I suppose the other alternative is to spend a hour to automate the 80% of the cases where the script doesn’t have to be smart at all. Unfortunately, I don’t want to do that, because it’s ugly and hackish, and requires the user to know the corner cases where it won’t work. I suppose that  I could just have the script ask, “is this {corner case} true?” and bomb out if the user says yes, but that’s clearly not the best that I can do.

Unfortunately, I just don’t have time to do it right. If I can get out the mindset of either doing my best, or not doing it at all, I would notice that I have three choices:

  1. Keep doing everything manually, and spending a total of 20 hours on this task over the next year.
  2. Spend 60-80 hours automating the whole task.
  3. Spend 1-2 hours automating 80% of the task, and 4 hours doing the non-automated portion of the task this year.

Clearly when it’s laid out this way, option 3 seems great — it gets the job done in half a day rather than the two days to two weeks the other options. But because I have this internal rule “always do your best” I am tempted to waste nearly two weeks automating something that would only take 20 hours to do manually over the next year. And, who knows if we’ll still be using that system then…

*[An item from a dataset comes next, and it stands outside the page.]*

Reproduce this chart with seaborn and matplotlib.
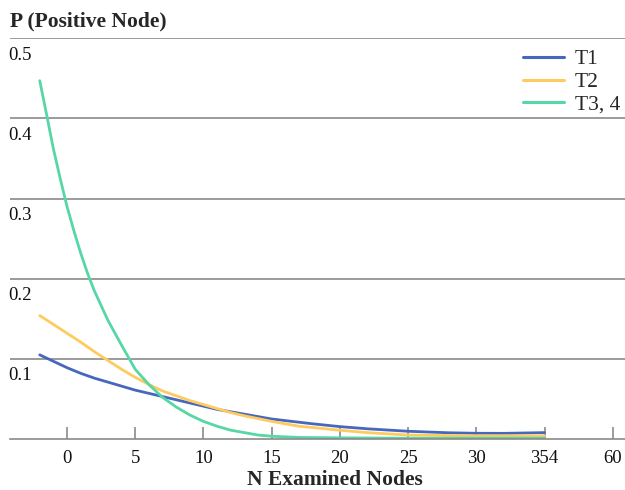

Esther Derby’s Software Management blog talks about how managers can handle this task with A, B, and C tags for their task lists. The tags to the quality of work required for that task with A level items being work that would receive an A grade. I’m a big fan of the David Allen system for managing your tasks and projects, but I think something like this for makes sense for tagging items on your Projects list. I’m not yet tagging everything like this, but I am certainly working to make sure that I identify the tasks where quality matters less than getting to done.

And, of course, I’m working to communicate this information to people when I delegate responsibility for these tasks!

It is easy to allow people to do things to a higher quality level than necessary. After all, you don’t see the time they are wasting on building in unneeded features or unnecessary polish, but the fact that it’s not your time, and that you don’t see it directly, doesn’t make the time any less wasted.

If it’s worth doing, it’s worth doing poorly.

If it’s not worth doing poorly, it’s not worth doing at all. And of course, it might also be worth taking the extra time to do it right. But there are lots of things where good enough is less than the best you could give.

And even more humbling, there are lots of things in life where good enough is better than the best I can give, and so I have to either do them half way (when that’s better than nothing), or just leave them for somebody else to do.